Restaurant guide and food delivery service Zomato looks like it is getting off lightly after it suffered a hack that compromised personal information belonging to 6.6 million users.
The India-based company, which offers services in more than 20 countries worldwide, set off alarm bells when it revealed that a hacker had made off with 17 million user records. That, Zomato said, included email addresses and hashed passwords, but not credit card information.
Initially, the stolen information was put up for sale; however, the company later revealed that the hacker had agreed to remove the listing on the condition that Zomato introduce a fully fledged bug bounty program.
Zomato has operated an account on disclosure service Hacker One for more than a year; however, CEO Deepinder Goyal confirmed on Twitter that it would begin compensating hackers with money for their disclosures.
Following the incident, Zomato reset the passwords of all affected users and logged them out of its app and website.

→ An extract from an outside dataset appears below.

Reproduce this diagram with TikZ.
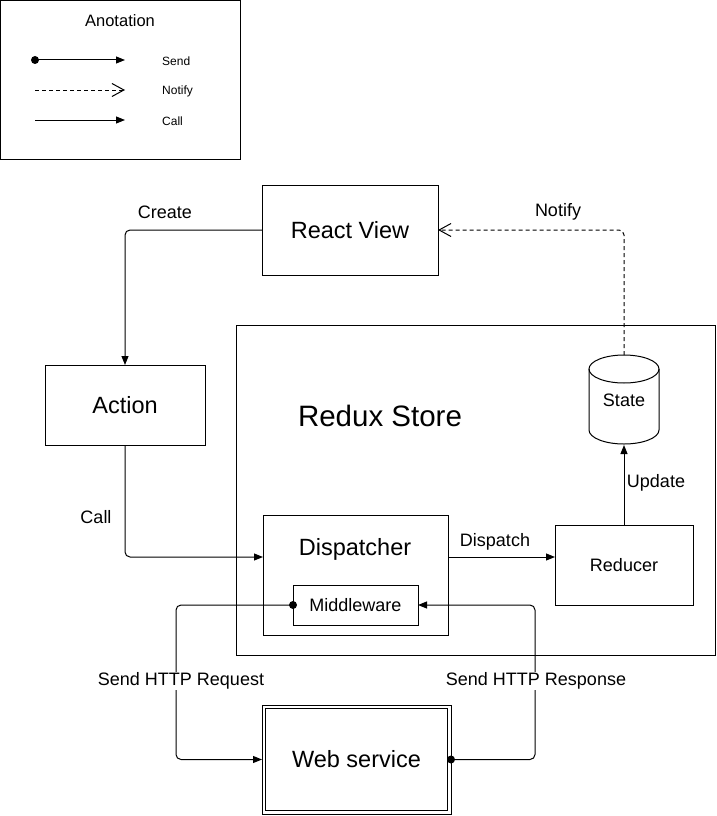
\documentclass[tikz,border=0pt]{standalone}
\usepackage{fontspec}
\setmainfont{Liberation Sans}
\usetikzlibrary{arrows.meta,calc}
\tikzset{
  box/.style={draw, line width=1pt, inner sep=0pt, outer sep=0pt, font=\fontsize{23.5}{27}\selectfont},
  plain/.style={inner sep=0pt, outer sep=0pt},
  lbl/.style={inner sep=1pt, font=\fontsize{18}{21}\selectfont},
  smalllbl/.style={inner sep=0pt, anchor=west, font=\fontsize{12}{14}\selectfont},
  call/.style={line width=1pt, rounded corners=5pt, -{Triangle[length=9pt,width=7pt]}},
  notify/.style={line width=1pt, rounded corners=5pt, dash pattern=on 4pt off 3pt, -{Straight Barb[length=12pt,width=13pt,line width=1pt]}},
}
\begin{document}
\begin{tikzpicture}[x=1pt,y=1pt,yscale=-1]
\useasboundingbox (0,0) rectangle (716,816);
% Annotation
\node[box, minimum width=240pt, minimum height=159pt] (anno) at (120.5,80) {};
\node[plain, font=\fontsize{16.5}{20}\selectfont] (annotitle) at (120,21) {Anotation};
\coordinate (s1) at (35,60); \coordinate (s2) at (125,60);
\coordinate (n1) at (35,90); \coordinate (n2) at (125,90);
\coordinate (c1) at (35,120); \coordinate (c2) at (125,120);
\draw[call] (s1) -- (s2);
\fill (s1) circle (4);
\draw[notify] (n1) -- (n2);
\draw[call] (c1) -- (c2);
\node[smalllbl] (tsend) at (162,61) {Send};
\node[smalllbl] (tnotify) at (162,91) {Notify};
\node[smalllbl] (tcall) at (162,121) {Call};
% Boxes
\node[box, minimum width=176pt, minimum height=90pt] (rv) at (350,230) {React View};
\node[box, minimum width=160pt, minimum height=80pt] (act) at (125,405) {Action};
\node[box, minimum width=479pt, minimum height=330pt] (store) at (475.5,490) {};
\node[plain, font=\fontsize{29.5}{34}\selectfont] (storetxt) at (380,416) {Redux Store};
\node[box, minimum width=185pt, minimum height=120pt] (disp) at (355.5,575) {};
\node[plain, font=\fontsize{23.5}{27}\selectfont] (disptxt) at (355,549) {Dispatcher};
\node[box, minimum width=125pt, minimum height=40pt, font=\fontsize{18}{21}\selectfont] (mw) at (355.5,605) {Middleware};
\node[box, minimum width=138pt, minimum height=80pt, font=\fontsize{18}{21}\selectfont] (red) at (624,565) {Reducer};
% State cylinder
\node[plain, minimum width=70pt, minimum height=90pt, font=\fontsize{18}{21}\selectfont] (state) at (624,400) {State};
\draw[line width=1pt] (624,369) ellipse [x radius=35, y radius=14];
\draw[line width=1pt] (589,369) -- (589,430) arc[start angle=180, end angle=0, x radius=35, y radius=14] -- (659,369);
% Web service
\node[box, minimum width=189pt, minimum height=109pt] (ws) at (356.5,759.5) {Web service};
\draw[line width=1pt] ($(ws.north west)+(3.5,3.5)$) rectangle ($(ws.south east)+(-3.5,-3.5)$);
% Connectors
\draw[call] (rv.west) -| (act.north);
\draw[notify] (state.north) |- (rv.east);
\draw[call] (act.south) |- ($(disp.west)+(0,-18)$);
\draw[call] ($(disp.east)+(0,-18)$) -- ($(red.west)+(0,-8)$);
\draw[call] (red.north) -- (state.south);
\draw[call] (mw.west) -- ++(-117,0) |- (ws.west);
\fill (mw.west) circle (4);
\draw[call] (ws.east) -- ++(84,0) |- (mw.east);
\fill (ws.east) circle (4);
% Labels
\node[lbl] (lcreate) at (165,212) {Create};
\node[lbl] (lnotify) at (558,212) {Notify};
\node[lbl] (lcall) at (96,517) {Call};
\node[lbl] (ldispatch) at (495,541.5) {Dispatch};
\node[lbl] (lupdate) at (656,483) {Update};
\node[lbl, fill=white] (lreq) at (181,681) {Send HTTP Request};
\node[lbl, fill=white] (lresp) at (536,681) {Send HTTP Response};
\end{tikzpicture}
\end{document}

It said that 60 percent of its 17 million user records are tied to social log-in via Twitter or Facebook and therefore weren’t impacted by the hack. The company claimed that the passwords that were stolen “cannot be easily converted back to plain text,” but Motherboard and security experts didn’t have issues converting into original passwords a sample of the data provided by the hacker.
Security experts weren’t impressed with Zomato’s security measures.

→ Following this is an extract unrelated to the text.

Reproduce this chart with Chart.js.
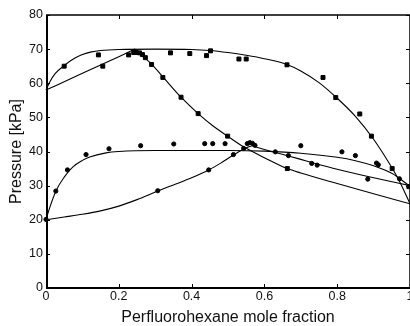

In this case, there’s no immediate danger as the hacker agreed not to sell the data, but the situation is a reminder that many companies do not have adequate security measures in place to protect users.
That includes big ones. Zomato has been valued at more than $1 billion — though some disagree on that — and it is fair to say that it doesn’t have any excuses for a lax security system because it has raised more than $240 million from investors to date.